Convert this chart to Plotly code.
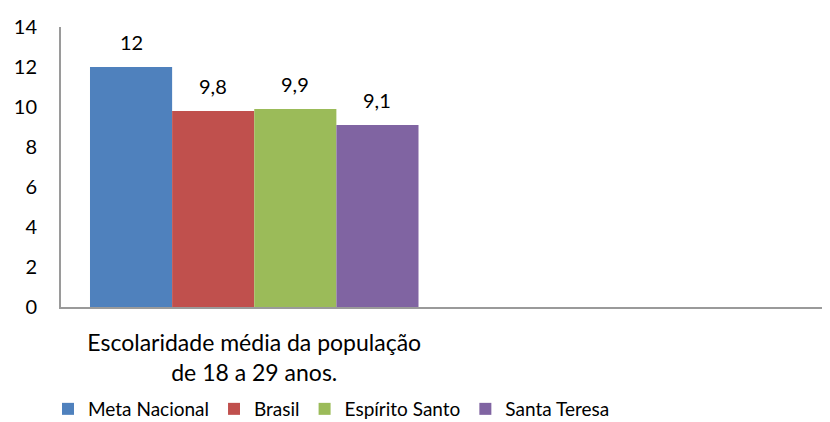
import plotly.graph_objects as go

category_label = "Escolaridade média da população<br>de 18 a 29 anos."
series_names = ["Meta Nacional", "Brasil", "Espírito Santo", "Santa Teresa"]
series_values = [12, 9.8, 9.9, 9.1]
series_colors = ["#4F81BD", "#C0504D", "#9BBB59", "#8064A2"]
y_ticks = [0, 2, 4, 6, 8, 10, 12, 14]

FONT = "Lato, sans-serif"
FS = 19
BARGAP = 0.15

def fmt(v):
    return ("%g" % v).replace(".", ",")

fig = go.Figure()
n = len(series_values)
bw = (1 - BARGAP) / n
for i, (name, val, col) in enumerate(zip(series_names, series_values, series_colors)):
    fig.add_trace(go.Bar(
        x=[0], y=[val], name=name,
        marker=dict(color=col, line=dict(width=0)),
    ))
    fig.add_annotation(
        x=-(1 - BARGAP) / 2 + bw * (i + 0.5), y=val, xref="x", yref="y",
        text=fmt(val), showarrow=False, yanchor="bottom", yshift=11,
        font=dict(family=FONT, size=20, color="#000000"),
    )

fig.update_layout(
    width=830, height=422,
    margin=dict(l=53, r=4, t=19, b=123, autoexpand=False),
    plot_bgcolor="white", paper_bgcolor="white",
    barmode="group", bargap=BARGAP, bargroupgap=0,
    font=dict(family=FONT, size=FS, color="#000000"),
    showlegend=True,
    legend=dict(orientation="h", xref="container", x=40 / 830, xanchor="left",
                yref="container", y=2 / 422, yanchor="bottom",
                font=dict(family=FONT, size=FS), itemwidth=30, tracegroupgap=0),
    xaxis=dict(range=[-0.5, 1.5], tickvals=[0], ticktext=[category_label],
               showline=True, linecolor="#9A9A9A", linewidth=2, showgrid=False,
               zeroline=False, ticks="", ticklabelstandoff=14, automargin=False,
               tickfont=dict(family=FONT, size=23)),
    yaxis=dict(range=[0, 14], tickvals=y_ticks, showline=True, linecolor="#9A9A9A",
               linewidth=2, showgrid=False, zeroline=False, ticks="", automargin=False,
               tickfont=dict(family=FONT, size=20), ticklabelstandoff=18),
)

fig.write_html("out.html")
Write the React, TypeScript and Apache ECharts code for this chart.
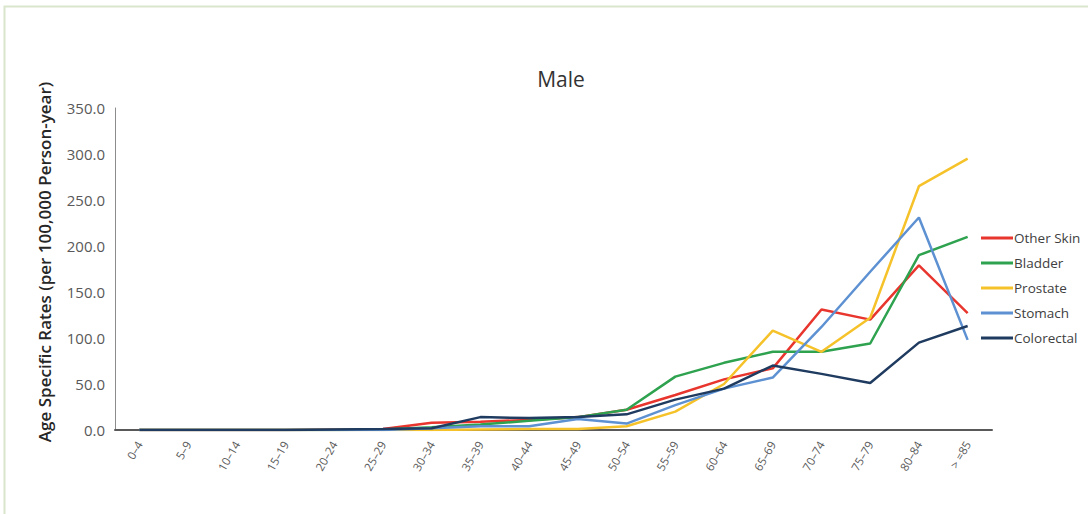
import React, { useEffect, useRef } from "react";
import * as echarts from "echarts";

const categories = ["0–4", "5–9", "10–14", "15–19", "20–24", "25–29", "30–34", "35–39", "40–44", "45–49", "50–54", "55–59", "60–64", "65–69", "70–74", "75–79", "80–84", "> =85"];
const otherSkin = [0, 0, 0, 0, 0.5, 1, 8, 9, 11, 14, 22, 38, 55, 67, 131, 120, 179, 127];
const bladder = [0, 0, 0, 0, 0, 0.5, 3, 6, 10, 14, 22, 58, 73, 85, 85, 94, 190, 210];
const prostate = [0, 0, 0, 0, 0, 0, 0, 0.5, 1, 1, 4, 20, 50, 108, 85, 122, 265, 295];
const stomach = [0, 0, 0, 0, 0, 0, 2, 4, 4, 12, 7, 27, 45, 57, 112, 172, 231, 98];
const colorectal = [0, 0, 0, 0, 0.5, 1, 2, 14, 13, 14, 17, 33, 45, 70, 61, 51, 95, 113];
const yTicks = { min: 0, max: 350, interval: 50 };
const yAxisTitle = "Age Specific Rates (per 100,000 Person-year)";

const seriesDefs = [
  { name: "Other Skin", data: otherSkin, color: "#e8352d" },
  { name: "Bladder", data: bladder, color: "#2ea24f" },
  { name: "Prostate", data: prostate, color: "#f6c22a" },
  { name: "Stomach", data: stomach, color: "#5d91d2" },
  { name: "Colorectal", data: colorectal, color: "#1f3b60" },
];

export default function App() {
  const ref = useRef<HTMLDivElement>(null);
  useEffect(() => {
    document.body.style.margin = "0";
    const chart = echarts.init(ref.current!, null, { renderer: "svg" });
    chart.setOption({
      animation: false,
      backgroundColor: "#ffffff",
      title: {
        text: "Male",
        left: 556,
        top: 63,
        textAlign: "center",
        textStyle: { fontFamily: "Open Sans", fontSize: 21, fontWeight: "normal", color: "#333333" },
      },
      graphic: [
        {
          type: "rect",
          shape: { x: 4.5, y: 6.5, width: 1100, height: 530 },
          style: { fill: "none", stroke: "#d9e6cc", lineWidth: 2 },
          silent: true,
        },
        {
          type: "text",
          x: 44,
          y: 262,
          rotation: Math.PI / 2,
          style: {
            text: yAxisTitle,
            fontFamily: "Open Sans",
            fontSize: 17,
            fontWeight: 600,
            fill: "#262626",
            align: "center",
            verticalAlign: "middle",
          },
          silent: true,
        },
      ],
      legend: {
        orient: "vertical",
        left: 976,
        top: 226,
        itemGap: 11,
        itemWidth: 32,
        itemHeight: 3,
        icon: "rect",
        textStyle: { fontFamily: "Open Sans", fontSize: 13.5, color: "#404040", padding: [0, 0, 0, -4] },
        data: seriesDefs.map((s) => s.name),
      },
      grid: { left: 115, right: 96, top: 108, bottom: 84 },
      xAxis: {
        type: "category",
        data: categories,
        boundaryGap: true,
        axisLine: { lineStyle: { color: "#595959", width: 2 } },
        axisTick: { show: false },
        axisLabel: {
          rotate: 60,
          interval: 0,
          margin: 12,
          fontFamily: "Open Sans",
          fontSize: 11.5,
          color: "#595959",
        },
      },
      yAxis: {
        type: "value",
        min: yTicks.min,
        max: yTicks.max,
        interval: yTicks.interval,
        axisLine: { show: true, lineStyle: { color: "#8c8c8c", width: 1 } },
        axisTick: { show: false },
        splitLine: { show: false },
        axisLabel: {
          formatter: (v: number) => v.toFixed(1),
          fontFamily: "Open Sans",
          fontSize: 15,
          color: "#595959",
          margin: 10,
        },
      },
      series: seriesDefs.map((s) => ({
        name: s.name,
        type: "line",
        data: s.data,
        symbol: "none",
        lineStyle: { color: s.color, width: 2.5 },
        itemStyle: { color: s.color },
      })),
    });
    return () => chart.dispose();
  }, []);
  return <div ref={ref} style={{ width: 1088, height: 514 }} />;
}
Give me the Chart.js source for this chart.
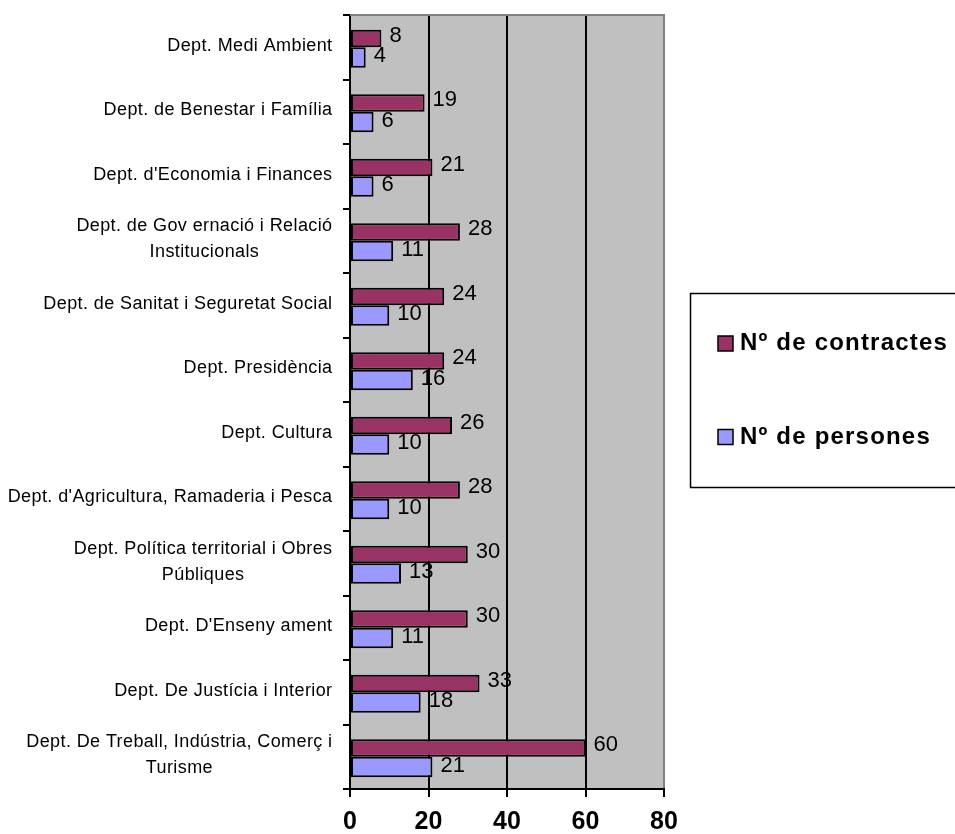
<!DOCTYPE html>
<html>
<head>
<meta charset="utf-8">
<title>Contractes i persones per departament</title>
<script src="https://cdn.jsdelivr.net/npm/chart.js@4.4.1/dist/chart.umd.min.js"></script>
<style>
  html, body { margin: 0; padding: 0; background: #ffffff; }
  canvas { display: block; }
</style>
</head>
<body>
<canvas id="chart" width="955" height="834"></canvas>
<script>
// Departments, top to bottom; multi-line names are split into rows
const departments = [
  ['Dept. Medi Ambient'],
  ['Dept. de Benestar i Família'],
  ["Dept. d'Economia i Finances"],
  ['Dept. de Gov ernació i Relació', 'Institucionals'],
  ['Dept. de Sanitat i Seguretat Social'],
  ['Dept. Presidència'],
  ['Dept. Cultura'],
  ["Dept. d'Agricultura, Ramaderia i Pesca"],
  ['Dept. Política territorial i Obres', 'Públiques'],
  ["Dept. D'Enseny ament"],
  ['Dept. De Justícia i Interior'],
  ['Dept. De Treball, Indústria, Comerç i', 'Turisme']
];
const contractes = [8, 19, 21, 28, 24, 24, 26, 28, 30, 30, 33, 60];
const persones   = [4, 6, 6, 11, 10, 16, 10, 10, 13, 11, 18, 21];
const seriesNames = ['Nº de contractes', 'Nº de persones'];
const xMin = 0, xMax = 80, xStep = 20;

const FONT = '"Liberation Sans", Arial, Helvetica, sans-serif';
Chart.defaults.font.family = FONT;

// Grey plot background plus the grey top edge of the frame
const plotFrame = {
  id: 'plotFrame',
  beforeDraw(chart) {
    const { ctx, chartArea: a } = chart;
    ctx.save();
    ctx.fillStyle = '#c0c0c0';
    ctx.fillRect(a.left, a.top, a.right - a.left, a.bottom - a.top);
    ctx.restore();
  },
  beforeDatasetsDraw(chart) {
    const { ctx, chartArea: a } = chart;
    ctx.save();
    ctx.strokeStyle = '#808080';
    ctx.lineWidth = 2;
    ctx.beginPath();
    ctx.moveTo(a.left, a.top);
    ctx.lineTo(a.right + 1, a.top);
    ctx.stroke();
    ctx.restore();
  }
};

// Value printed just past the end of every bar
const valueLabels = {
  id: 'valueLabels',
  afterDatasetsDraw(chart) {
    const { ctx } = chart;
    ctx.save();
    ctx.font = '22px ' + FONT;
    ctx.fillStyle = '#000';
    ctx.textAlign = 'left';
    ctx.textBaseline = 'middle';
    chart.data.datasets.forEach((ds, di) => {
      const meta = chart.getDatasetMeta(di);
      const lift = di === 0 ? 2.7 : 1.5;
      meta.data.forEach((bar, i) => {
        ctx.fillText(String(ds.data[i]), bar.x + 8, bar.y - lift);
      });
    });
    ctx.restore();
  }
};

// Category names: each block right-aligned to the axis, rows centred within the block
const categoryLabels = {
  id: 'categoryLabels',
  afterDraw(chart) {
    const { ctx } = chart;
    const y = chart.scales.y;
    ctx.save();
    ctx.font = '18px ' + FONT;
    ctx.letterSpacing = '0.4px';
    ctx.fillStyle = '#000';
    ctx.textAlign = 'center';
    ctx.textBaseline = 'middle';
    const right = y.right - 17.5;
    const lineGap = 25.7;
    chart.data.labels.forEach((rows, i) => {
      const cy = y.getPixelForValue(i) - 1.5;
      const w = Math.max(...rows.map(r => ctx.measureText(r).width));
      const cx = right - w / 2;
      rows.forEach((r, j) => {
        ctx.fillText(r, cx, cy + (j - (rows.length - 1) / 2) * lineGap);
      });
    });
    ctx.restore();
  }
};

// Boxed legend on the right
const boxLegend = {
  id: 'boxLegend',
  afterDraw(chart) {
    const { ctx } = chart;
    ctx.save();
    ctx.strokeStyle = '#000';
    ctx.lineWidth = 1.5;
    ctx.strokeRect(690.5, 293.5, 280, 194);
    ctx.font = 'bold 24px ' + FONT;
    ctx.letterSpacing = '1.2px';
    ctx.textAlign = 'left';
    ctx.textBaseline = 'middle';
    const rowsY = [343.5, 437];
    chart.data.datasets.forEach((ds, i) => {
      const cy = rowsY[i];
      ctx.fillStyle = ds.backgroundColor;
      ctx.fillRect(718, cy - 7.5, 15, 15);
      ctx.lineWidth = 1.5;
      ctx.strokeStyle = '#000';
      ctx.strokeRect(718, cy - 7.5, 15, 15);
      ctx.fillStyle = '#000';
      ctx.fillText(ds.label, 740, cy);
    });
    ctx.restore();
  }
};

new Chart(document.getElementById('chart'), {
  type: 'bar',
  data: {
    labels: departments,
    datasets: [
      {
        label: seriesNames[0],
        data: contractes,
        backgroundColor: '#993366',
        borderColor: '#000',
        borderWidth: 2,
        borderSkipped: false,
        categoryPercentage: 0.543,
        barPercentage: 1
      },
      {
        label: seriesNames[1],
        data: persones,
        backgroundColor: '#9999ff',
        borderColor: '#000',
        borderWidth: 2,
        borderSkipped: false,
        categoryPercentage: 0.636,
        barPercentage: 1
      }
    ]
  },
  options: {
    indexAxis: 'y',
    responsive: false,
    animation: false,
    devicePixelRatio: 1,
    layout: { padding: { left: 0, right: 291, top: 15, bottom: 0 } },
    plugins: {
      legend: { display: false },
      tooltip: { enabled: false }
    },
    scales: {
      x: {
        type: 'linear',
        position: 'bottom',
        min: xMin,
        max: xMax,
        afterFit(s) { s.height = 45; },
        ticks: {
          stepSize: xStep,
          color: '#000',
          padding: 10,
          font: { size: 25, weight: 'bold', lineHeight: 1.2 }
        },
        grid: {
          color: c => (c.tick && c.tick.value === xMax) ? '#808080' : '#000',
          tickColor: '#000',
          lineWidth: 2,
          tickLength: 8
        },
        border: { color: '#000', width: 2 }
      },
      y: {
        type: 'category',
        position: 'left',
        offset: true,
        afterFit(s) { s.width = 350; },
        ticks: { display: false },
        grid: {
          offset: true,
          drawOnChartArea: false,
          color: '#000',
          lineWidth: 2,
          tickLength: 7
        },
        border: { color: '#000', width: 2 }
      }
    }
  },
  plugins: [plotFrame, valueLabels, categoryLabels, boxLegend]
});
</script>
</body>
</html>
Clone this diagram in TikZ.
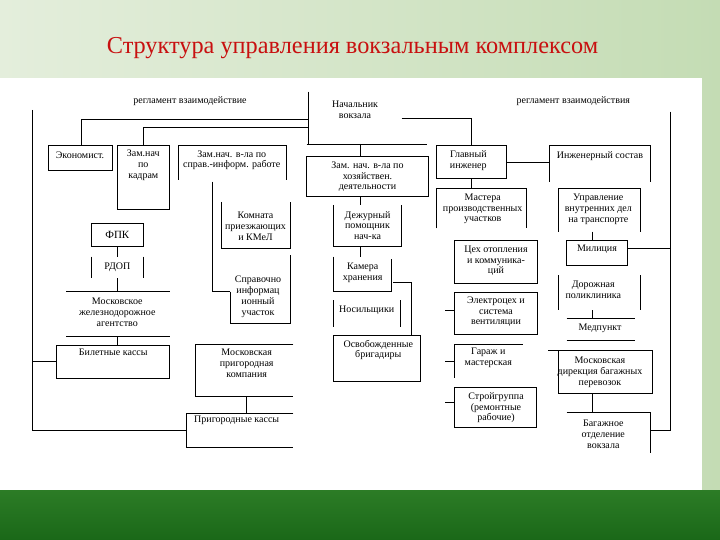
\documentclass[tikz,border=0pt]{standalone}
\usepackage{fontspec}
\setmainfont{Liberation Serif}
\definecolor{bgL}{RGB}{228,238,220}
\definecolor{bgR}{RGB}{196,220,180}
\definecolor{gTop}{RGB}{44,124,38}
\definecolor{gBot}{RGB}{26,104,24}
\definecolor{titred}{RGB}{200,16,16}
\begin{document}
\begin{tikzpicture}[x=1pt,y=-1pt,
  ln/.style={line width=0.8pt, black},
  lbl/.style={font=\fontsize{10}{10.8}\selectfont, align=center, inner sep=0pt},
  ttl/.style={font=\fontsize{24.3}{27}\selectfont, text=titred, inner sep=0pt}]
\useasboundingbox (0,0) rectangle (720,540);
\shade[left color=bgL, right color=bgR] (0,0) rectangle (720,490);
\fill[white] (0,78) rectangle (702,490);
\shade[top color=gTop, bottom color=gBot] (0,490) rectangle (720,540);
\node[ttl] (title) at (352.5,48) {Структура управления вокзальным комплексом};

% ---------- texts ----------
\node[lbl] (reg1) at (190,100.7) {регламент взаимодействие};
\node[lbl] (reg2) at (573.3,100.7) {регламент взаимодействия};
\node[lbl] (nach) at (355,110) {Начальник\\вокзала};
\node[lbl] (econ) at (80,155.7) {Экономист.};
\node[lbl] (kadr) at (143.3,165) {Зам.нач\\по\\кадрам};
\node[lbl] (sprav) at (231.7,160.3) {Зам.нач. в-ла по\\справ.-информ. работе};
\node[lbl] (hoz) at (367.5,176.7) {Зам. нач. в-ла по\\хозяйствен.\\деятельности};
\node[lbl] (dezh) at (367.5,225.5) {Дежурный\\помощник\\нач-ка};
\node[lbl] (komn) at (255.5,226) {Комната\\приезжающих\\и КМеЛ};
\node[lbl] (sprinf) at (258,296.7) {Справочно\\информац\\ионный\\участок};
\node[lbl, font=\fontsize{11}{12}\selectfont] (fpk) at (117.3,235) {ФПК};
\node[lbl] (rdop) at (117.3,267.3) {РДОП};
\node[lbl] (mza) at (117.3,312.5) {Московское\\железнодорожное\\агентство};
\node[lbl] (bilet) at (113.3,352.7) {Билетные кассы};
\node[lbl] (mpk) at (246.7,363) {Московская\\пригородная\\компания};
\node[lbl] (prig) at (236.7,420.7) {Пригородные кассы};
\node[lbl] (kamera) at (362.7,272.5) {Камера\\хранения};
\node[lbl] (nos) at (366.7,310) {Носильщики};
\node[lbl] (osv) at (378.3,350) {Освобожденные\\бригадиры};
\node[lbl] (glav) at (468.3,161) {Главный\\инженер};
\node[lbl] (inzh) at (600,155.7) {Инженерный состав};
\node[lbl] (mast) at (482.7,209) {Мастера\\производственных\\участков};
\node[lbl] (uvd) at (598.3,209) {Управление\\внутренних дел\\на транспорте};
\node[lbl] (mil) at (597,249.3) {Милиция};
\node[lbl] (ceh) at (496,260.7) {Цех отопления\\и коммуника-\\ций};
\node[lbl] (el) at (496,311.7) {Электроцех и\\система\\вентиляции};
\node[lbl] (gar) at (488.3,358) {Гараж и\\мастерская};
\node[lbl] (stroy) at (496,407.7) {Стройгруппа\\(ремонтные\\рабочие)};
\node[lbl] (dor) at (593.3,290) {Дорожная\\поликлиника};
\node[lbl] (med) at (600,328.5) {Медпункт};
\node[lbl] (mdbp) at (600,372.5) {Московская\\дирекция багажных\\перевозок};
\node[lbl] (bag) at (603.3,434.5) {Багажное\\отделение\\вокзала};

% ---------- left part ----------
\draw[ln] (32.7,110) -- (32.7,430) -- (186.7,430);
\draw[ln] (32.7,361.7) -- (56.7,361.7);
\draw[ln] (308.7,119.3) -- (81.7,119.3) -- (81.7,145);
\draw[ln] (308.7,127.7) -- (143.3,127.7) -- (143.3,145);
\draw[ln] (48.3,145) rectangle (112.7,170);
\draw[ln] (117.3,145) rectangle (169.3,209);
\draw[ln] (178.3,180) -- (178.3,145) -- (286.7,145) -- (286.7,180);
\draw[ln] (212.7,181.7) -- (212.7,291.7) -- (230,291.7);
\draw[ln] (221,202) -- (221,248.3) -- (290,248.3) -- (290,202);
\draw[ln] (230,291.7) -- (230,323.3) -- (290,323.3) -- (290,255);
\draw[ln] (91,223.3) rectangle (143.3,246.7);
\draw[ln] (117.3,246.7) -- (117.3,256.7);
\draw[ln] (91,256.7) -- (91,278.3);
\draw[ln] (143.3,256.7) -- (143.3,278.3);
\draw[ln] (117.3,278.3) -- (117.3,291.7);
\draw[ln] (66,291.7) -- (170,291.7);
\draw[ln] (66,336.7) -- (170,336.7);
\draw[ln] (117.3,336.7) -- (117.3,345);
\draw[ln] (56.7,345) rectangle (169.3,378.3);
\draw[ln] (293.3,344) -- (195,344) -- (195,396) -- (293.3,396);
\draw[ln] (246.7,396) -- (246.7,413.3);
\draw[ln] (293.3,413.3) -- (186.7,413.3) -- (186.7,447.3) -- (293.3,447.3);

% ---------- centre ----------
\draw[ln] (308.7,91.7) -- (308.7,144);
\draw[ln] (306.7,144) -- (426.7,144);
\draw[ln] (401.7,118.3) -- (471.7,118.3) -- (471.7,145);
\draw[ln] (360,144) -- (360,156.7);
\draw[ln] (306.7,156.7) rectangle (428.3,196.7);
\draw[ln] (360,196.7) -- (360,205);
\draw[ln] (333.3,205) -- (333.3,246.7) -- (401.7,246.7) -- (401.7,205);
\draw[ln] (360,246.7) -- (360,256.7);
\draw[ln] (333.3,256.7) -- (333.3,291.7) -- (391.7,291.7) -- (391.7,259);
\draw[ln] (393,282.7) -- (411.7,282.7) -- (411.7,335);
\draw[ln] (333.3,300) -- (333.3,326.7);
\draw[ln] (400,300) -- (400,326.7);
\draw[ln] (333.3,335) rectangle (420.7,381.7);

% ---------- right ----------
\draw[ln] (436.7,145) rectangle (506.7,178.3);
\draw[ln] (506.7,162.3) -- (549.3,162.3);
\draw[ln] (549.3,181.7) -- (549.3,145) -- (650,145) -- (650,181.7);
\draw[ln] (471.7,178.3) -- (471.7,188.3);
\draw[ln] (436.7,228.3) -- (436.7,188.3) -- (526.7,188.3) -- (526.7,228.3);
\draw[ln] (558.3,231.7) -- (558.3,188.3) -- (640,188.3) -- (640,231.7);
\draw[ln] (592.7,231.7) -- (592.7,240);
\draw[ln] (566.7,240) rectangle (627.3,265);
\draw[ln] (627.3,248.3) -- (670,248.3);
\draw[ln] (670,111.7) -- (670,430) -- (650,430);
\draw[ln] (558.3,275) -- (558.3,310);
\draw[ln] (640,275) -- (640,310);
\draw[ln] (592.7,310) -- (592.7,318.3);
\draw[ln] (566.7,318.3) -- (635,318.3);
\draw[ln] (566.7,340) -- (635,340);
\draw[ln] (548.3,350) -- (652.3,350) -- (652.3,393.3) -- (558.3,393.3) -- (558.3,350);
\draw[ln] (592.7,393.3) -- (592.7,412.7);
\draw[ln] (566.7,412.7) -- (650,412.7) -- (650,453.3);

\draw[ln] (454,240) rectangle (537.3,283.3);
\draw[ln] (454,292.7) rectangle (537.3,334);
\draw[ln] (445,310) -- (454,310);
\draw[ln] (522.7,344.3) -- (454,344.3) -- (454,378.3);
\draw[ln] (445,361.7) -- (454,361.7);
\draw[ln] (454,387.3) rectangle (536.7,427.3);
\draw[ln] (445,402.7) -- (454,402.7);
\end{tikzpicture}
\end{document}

◆ ◆ ◆

Only lines with "this" are wanted here; list each of them.

Convert this chart to Plotly code.
Write the React, TypeScript and Apache ECharts code for this chart.
Give me the Chart.js source for this chart.
Clone this diagram in TikZ.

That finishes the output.